= EXERCISE DESCRIPTION =
Set down the data below from its first line to the line holding "53.9, 53.3, 92.95];", inclusive; omit all pictures.

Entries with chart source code
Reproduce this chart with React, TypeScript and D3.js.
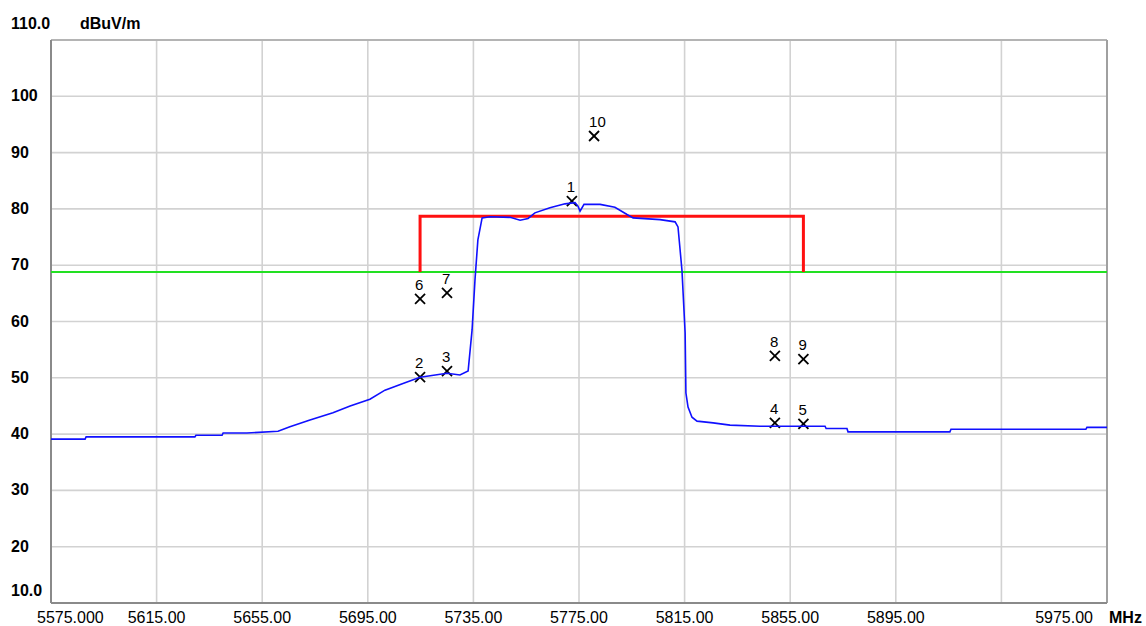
import React from "react";
import * as d3 from "d3";

// ---- data ----
const traceFreq = [
  5575, 5587.9, 5588.3, 5629.5, 5629.9, 5639.8, 5640.2, 5649.2, 5661, 5665.5,
  5673.1, 5681.8, 5688.3, 5695.8, 5701.5, 5709.1, 5714.8, 5725, 5729.9, 5733,
  5734.5, 5735.6, 5736.7, 5738.3, 5741.3, 5748.9, 5752.7, 5755.7, 5758.3, 5764,
  5769.7, 5773.5, 5774.6, 5775.4, 5776.9, 5783, 5788.6, 5793.2, 5795.5, 5805.7,
  5811.4, 5812.5, 5813.3, 5814, 5815.2, 5815.5, 5816.3, 5817.8, 5819.7, 5825.8,
  5832.2, 5843.6, 5868.2, 5868.6, 5876.5, 5876.9, 5915.5, 5915.9, 5967, 5967.4,
  5975,
];
const traceLevel = [
  39.1, 39.1, 39.5, 39.5, 39.8, 39.8, 40.2, 40.2, 40.5, 41.3,
  42.5, 43.8, 45.0, 46.2, 47.8, 49.1, 50.1, 50.8, 50.5, 51.2,
  58.5, 67.4, 74.5, 78.4, 78.6, 78.5, 78.0, 78.3, 79.3, 80.2,
  80.9, 81.1, 80.5, 79.6, 80.8, 80.8, 80.3, 79.0, 78.4, 78.1,
  77.7, 76.8, 72.7, 69.1, 58.0, 47.3, 44.8, 43.0, 42.3, 42.0,
  41.6, 41.4, 41.4, 41.0, 41.0, 40.4, 40.4, 40.85, 40.85, 41.2,
  41.2,
];

const markerIds = ["1", "2", "3", "4", "5", "6", "7", "8", "9", "10"];
const markerFreq = [5772.3, 5714.8, 5725, 5849.2, 5860, 5714.8, 5725, 5849.2, 5860, 5780.7];
const markerLevel = [81.4, 50.1, 51.2, 42.0, 41.8, 64.0, 65.1, 53.9, 53.3, 92.95];

const maskFreq = [5714.8, 5714.8, 5860, 5860];
const maskLevel = [68.8, 78.7, 78.7, 68.8];
const limitLevel = 68.8;

const xTicks = [5575, 5615, 5655, 5695, 5735, 5775, 5815, 5855, 5895, 5935, 5975];
const xTickLabels = ["5575.000", "5615.00", "5655.00", "5695.00", "5735.00", "5775.00", "5815.00", "5855.00", "5895.00", "", "5975.00"];
const yTicks = [10, 20, 30, 40, 50, 60, 70, 80, 90, 100, 110];
const yTickLabels = ["10.0", "20", "30", "40", "50", "60", "70", "80", "90", "100", "110.0"];
const yUnit = "dBuV/m";
const xUnit = "MHz";

export default function App() {
  const W = 1146, H = 626;
  const left = 51, right = 1107, top = 40, bottom = 603;
  const x = d3.scaleLinear().domain([5575, 5975]).range([left, right]);
  const y = d3.scaleLinear().domain([10, 110]).range([bottom, top]);

  const trace = traceFreq.map((f, i) => [f, traceLevel[i]] as [number, number]);
  const traceLine = d3.line<[number, number]>().x(d => x(d[0])).y(d => y(d[1]))(trace) || "";
  const mask = maskFreq.map((f, i) => [f, maskLevel[i]] as [number, number]);
  const maskLine = d3.line<[number, number]>().x(d => x(d[0])).y(d => y(d[1]))(mask) || "";

  const font = "'Liberation Sans', Arial, sans-serif";

  return (
    <svg width={W} height={H} style={{ position: "absolute", left: 0, top: 0, background: "#fff" }} fontFamily={font}>
      <rect x={0} y={0} width={W} height={H} fill="#fff" />
      {/* grid */}
      {xTicks.slice(1, -1).map(t => (
        <line key={"gx" + t} x1={x(t)} x2={x(t)} y1={top} y2={bottom} stroke="#d2d2d2" strokeWidth={1.6} />
      ))}
      {yTicks.slice(1, -1).map(t => (
        <line key={"gy" + t} x1={left} x2={right} y1={y(t)} y2={y(t)} stroke="#d2d2d2" strokeWidth={1.6} />
      ))}
      {/* frame */}
      <line x1={left} x2={right} y1={top} y2={top} stroke="#b4b4b4" strokeWidth={2} />
      <line x1={right} x2={right} y1={top} y2={bottom} stroke="#a0a0a0" strokeWidth={2} />
      <line x1={left} x2={left} y1={top} y2={bottom} stroke="#8a8a8a" strokeWidth={2} />
      <line x1={left} x2={right} y1={bottom} y2={bottom} stroke="#8a8a8a" strokeWidth={2} />

      {/* markers */}
      {markerIds.map((id, i) => {
        const mx = x(markerFreq[i]);
        const my = y(markerLevel[i]);
        return (
          <g key={"m" + id}>
            <line x1={mx - 5} x2={mx + 5} y1={my - 5} y2={my + 5} stroke="#000" strokeWidth={1.8} />
            <line x1={mx - 5} x2={mx + 5} y1={my + 5} y2={my - 5} stroke="#000" strokeWidth={1.8} />
            <text x={mx - 5} y={my - 9} fontSize={15} fill="#000">{id}</text>
          </g>
        );
      })}

      {/* limit lines */}
      <line x1={left} x2={right} y1={y(limitLevel)} y2={y(limitLevel)} stroke="#22e022" strokeWidth={2} />
      <path d={maskLine} fill="none" stroke="#ff1010" strokeWidth={3} />

      {/* trace */}
      <path d={traceLine} fill="none" stroke="#1010ff" strokeWidth={1.6} />

      {/* y labels */}
      {yTicks.map((t, i) => {
        let ty = y(t) + 5;
        if (t === 110) ty = 29;
        if (t === 10) ty = 596;
        return (
          <text key={"yl" + t} x={11} y={ty} fontSize={16} fontWeight="bold" fill="#000">{yTickLabels[i]}</text>
        );
      })}
      <text x={80} y={29} fontSize={16} fontWeight="bold" fill="#000">{yUnit}</text>

      {/* x labels */}
      {xTicks.map((t, i) => {
        const lbl = xTickLabels[i];
        if (!lbl) return null;
        let anchor: "start" | "middle" | "end" = "middle";
        let tx = x(t);
        if (i === 0) { anchor = "start"; tx = x(t) - 14; }
        if (i === xTicks.length - 1) { anchor = "end"; tx = x(t) - 14; }
        return (
          <text key={"xl" + t} x={tx} y={623} fontSize={16} textAnchor={anchor} fill="#000">{lbl}</text>
        );
      })}
      <text x={1109} y={623} fontSize={16} fontWeight="bold" fill="#000">{xUnit}</text>
    </svg>
  );
}
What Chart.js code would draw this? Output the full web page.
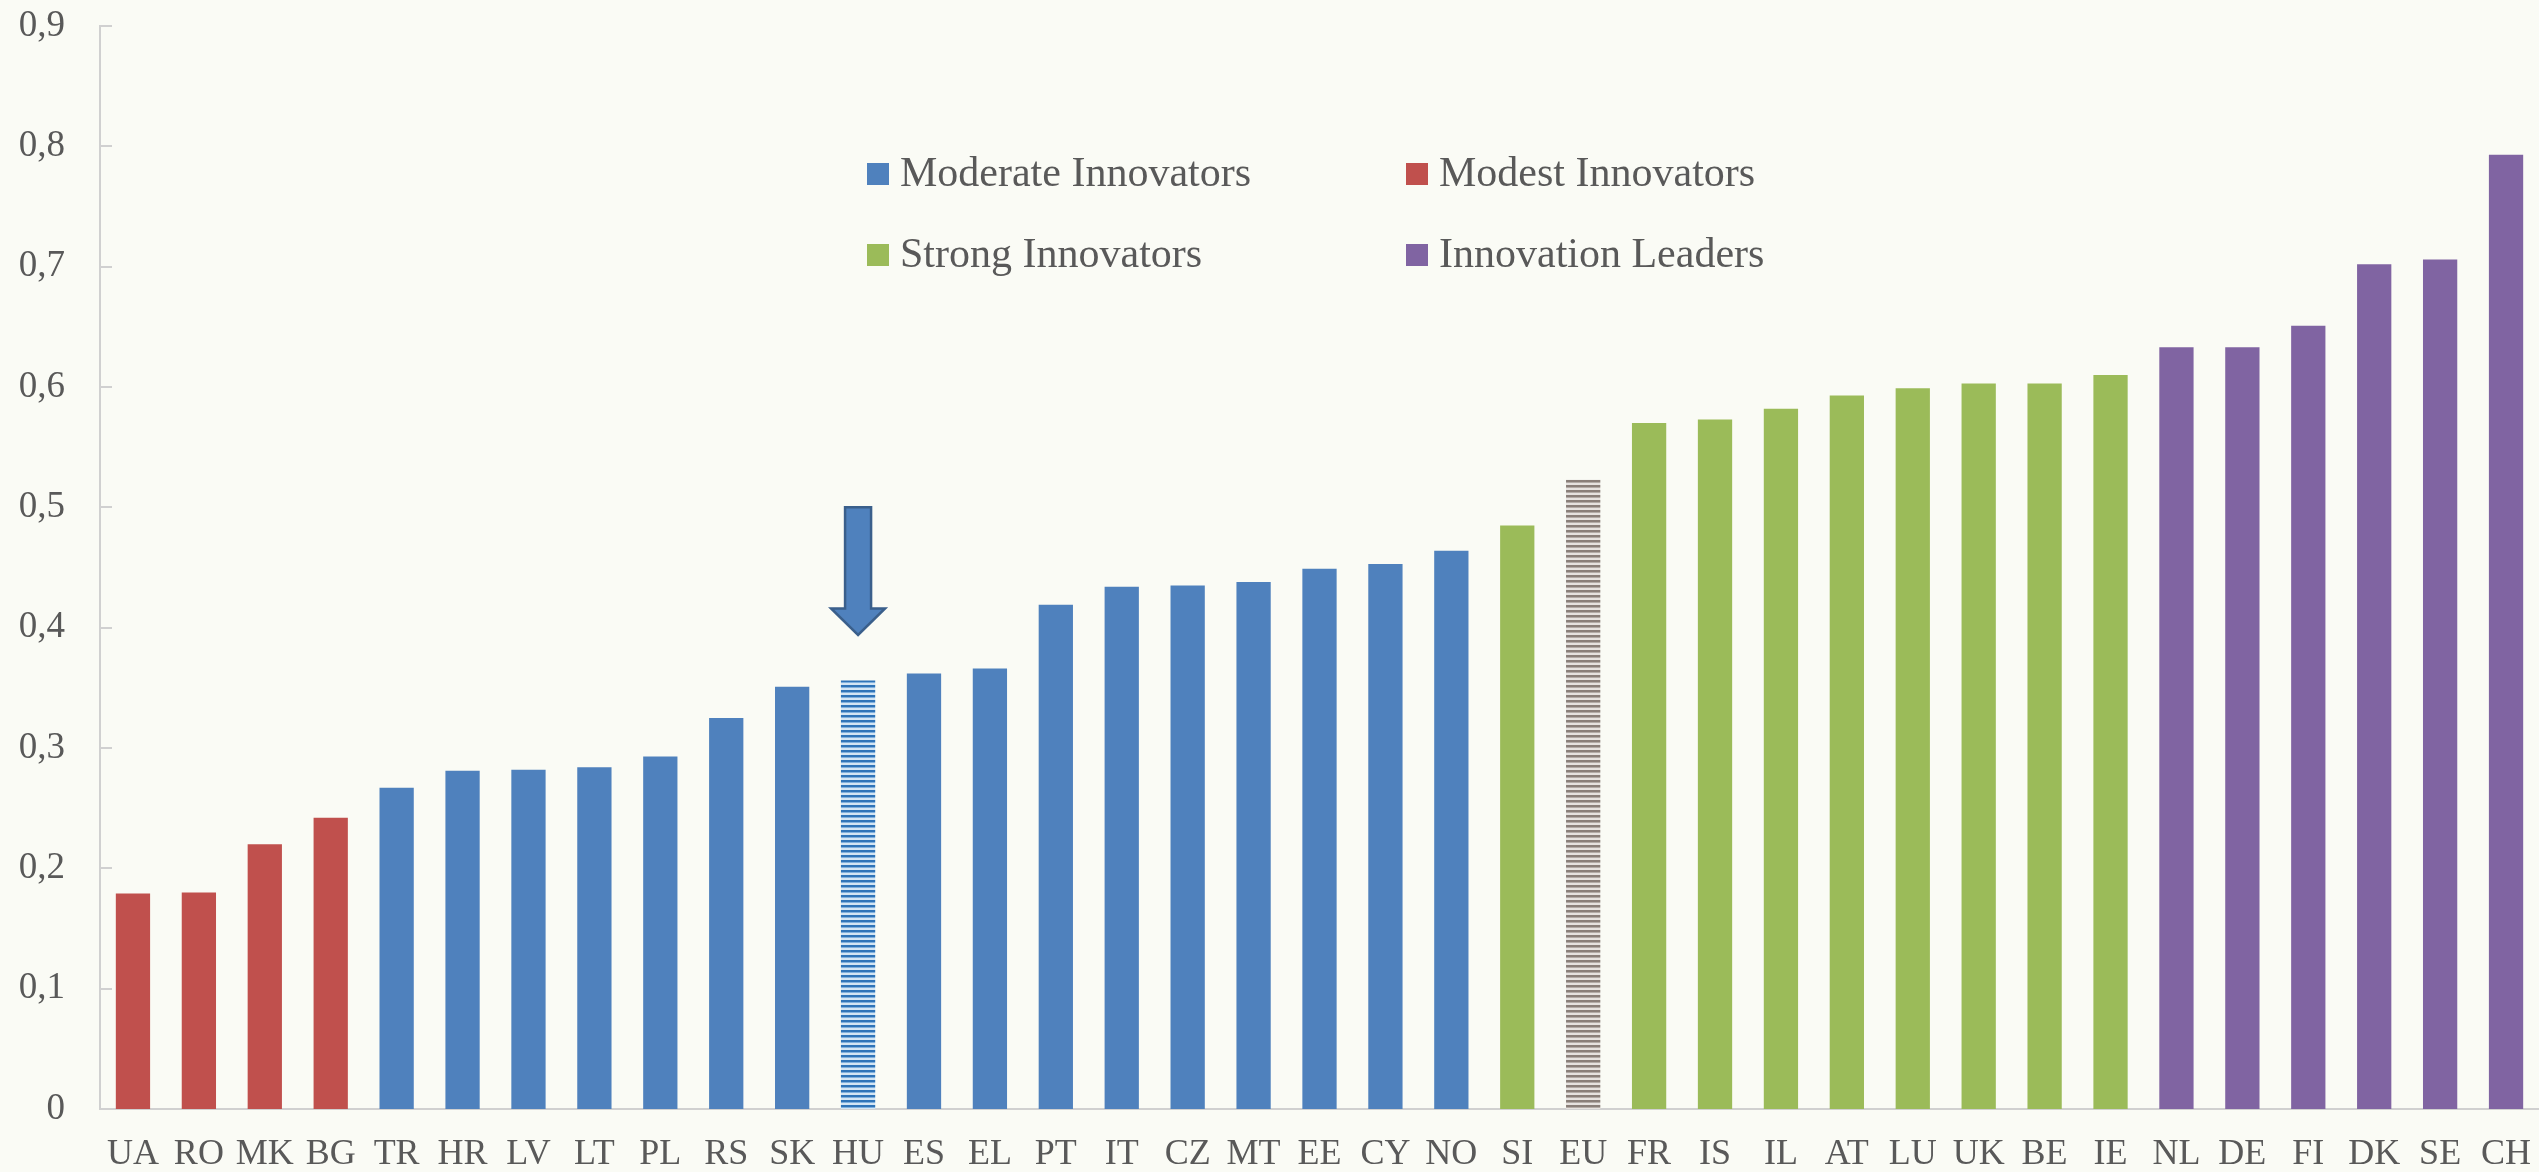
<!DOCTYPE html>
<html lang="en">
<head>
    <meta charset="UTF-8">
    <title>Innovation Scoreboard</title>
    <script src="https://cdn.jsdelivr.net/npm/chart.js"></script>
    <style>
        body {
            margin: 0;
            background: #fafbf5;
        }
        .chart-box {
            width: 2539px;
            height: 1172px;
            position: relative;
        }
    </style>
</head>
<body>
    <div class="chart-box">
        <canvas id="scoreChart"></canvas>
    </div>

    <script>
        const countries = ["UA", "RO", "MK", "BG", "TR", "HR", "LV", "LT", "PL", "RS", "SK", "HU", "ES", "EL", "PT", "IT", "CZ", "MT", "EE", "CY", "NO", "SI", "EU", "FR", "IS", "IL", "AT", "LU", "UK", "BE", "IE", "NL", "DE", "FI", "DK", "SE", "CH"];
        const scores = [0.179, 0.180, 0.220, 0.242, 0.267, 0.281, 0.282, 0.284, 0.293, 0.325, 0.351, 0.356, 0.362, 0.366, 0.419, 0.434, 0.435, 0.438, 0.449, 0.453, 0.464, 0.485, 0.523, 0.570, 0.573, 0.582, 0.593, 0.599, 0.603, 0.603, 0.610, 0.633, 0.633, 0.651, 0.702, 0.706, 0.793];
        // group of each country: modest, moderate, strong, leader, hu, eu
        const groups = ["modest", "modest", "modest", "modest", "moderate", "moderate", "moderate", "moderate", "moderate", "moderate", "moderate", "hu", "moderate", "moderate", "moderate", "moderate", "moderate", "moderate", "moderate", "moderate", "moderate", "strong", "eu", "strong", "strong", "strong", "strong", "strong", "strong", "strong", "strong", "leader", "leader", "leader", "leader", "leader", "leader"];
        const yTickLabels = ["0", "0,1", "0,2", "0,3", "0,4", "0,5", "0,6", "0,7", "0,8", "0,9"];
        const legendLabels = ["Moderate Innovators", "Modest Innovators", "Strong Innovators", "Innovation Leaders"];
        const legendGroups = ["moderate", "modest", "strong", "leader"];

        const FONT = "'Liberation Serif', 'Times New Roman', serif";
        const TEXT = "#595959";
        const AXIS = "#d0d0d0";

        function stripes(dark, mid, light) {
            const c = document.createElement("canvas");
            c.width = 4; c.height = 5;
            const g = c.getContext("2d");
            [dark, dark, mid, light, light].forEach((col, i) => {
                g.fillStyle = col;
                g.fillRect(0, i, 4, 1);
            });
            return g.createPattern(c, "repeat");
        }

        const colors = {
            moderate: "#4f81bd",
            modest: "#c0504d",
            strong: "#9bbb59",
            leader: "#8064a2",
            hu: stripes("#2f74b8", "#7fb0de", "#d3e5f4"),
            eu: stripes("#8a7f79", "#b3aba6", "#e6e2df")
        };

        // HU arrow annotation (values on the y scale)
        const arrowIndex = countries.indexOf("HU");
        const arrowTop = 0.5, arrowNeck = 0.416, arrowTip = 0.394;

        const decorPlugin = {
            id: "decor",
            beforeDraw(chart) {
                const ctx = chart.ctx;
                ctx.save();
                ctx.fillStyle = "#fafbf5";
                ctx.fillRect(0, 0, chart.width, chart.height);
                ctx.restore();
            },
            afterDraw(chart) {
                const ctx = chart.ctx;
                const x = chart.scales.x, y = chart.scales.y;
                const left = chart.chartArea.left;
                ctx.save();

                // inner tick marks on the y axis
                ctx.strokeStyle = AXIS;
                ctx.lineWidth = 2;
                y.ticks.forEach(t => {
                    const py = Math.round(y.getPixelForValue(t.value));
                    ctx.beginPath();
                    ctx.moveTo(left, py);
                    ctx.lineTo(left + 12, py);
                    ctx.stroke();
                });

                // arrow over HU
                const cx = x.getPixelForValue(arrowIndex);
                const yTop = y.getPixelForValue(arrowTop);
                const yNeck = y.getPixelForValue(arrowNeck);
                const yTip = y.getPixelForValue(arrowTip);
                ctx.beginPath();
                ctx.moveTo(cx - 13, yTop);
                ctx.lineTo(cx + 13, yTop);
                ctx.lineTo(cx + 13, yNeck);
                ctx.lineTo(cx + 27, yNeck);
                ctx.lineTo(cx, yTip);
                ctx.lineTo(cx - 27, yNeck);
                ctx.lineTo(cx - 13, yNeck);
                ctx.closePath();
                ctx.fillStyle = "#4f81bd";
                ctx.fill();
                ctx.strokeStyle = "#3a5f8b";
                ctx.lineWidth = 2.5;
                ctx.stroke();

                // legend, two columns
                ctx.font = "42px " + FONT;
                ctx.textBaseline = "alphabetic";
                const colX = [867, 1406], rowY = [163, 244];
                legendLabels.forEach((label, i) => {
                    const lx = colX[i % 2], ly = rowY[Math.floor(i / 2)];
                    ctx.fillStyle = colors[legendGroups[i]];
                    ctx.fillRect(lx, ly, 22, 22);
                    ctx.fillStyle = TEXT;
                    ctx.fillText(label, lx + 33, ly + 23);
                });
                ctx.restore();
            }
        };

        new Chart(document.getElementById("scoreChart"), {
            type: "bar",
            data: {
                labels: countries,
                datasets: [{
                    data: scores,
                    backgroundColor: groups.map(g => colors[g]),
                    barPercentage: 0.52,
                    categoryPercentage: 1.0
                }]
            },
            options: {
                responsive: true,
                maintainAspectRatio: false,
                animation: false,
                layout: { padding: { top: 26, right: 0, left: 0, bottom: 0 } },
                plugins: {
                    legend: { display: false },
                    tooltip: { enabled: false }
                },
                scales: {
                    x: {
                        grid: { display: false, drawTicks: false },
                        border: { display: true, color: AXIS, width: 2 },
                        ticks: {
                            color: TEXT,
                            font: { family: FONT, size: 36 },
                            padding: 24,
                            maxRotation: 0,
                            autoSkip: false
                        },
                        afterFit(scale) {
                            scale.height = 63;
                            scale.paddingLeft = 0;
                            scale.paddingRight = 0;
                        }
                    },
                    y: {
                        min: 0,
                        max: 0.9,
                        grid: { display: false, drawTicks: false },
                        border: { display: true, color: AXIS, width: 2 },
                        ticks: {
                            stepSize: 0.1,
                            color: TEXT,
                            font: { family: FONT, size: 37 },
                            padding: 35,
                            callback: (v, i) => yTickLabels[i]
                        },
                        afterFit(scale) {
                            scale.width = 100;
                            scale.paddingTop = 0;
                            scale.paddingBottom = 0;
                        }
                    }
                }
            },
            plugins: [decorPlugin]
        });
    </script>
</body>
</html>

= EXPECTED ANSWER =
Reproduce this chart with React, TypeScript and D3.js.
import React from "react";
import * as d3 from "d3";

// ---- data ----
const traceFreq = [
  5575, 5587.9, 5588.3, 5629.5, 5629.9, 5639.8, 5640.2, 5649.2, 5661, 5665.5,
  5673.1, 5681.8, 5688.3, 5695.8, 5701.5, 5709.1, 5714.8, 5725, 5729.9, 5733,
  5734.5, 5735.6, 5736.7, 5738.3, 5741.3, 5748.9, 5752.7, 5755.7, 5758.3, 5764,
  5769.7, 5773.5, 5774.6, 5775.4, 5776.9, 5783, 5788.6, 5793.2, 5795.5, 5805.7,
  5811.4, 5812.5, 5813.3, 5814, 5815.2, 5815.5, 5816.3, 5817.8, 5819.7, 5825.8,
  5832.2, 5843.6, 5868.2, 5868.6, 5876.5, 5876.9, 5915.5, 5915.9, 5967, 5967.4,
  5975,
];
const traceLevel = [
  39.1, 39.1, 39.5, 39.5, 39.8, 39.8, 40.2, 40.2, 40.5, 41.3,
  42.5, 43.8, 45.0, 46.2, 47.8, 49.1, 50.1, 50.8, 50.5, 51.2,
  58.5, 67.4, 74.5, 78.4, 78.6, 78.5, 78.0, 78.3, 79.3, 80.2,
  80.9, 81.1, 80.5, 79.6, 80.8, 80.8, 80.3, 79.0, 78.4, 78.1,
  77.7, 76.8, 72.7, 69.1, 58.0, 47.3, 44.8, 43.0, 42.3, 42.0,
  41.6, 41.4, 41.4, 41.0, 41.0, 40.4, 40.4, 40.85, 40.85, 41.2,
  41.2,
];

const markerIds = ["1", "2", "3", "4", "5", "6", "7", "8", "9", "10"];
const markerFreq = [5772.3, 5714.8, 5725, 5849.2, 5860, 5714.8, 5725, 5849.2, 5860, 5780.7];
const markerLevel = [81.4, 50.1, 51.2, 42.0, 41.8, 64.0, 65.1, 53.9, 53.3, 92.95];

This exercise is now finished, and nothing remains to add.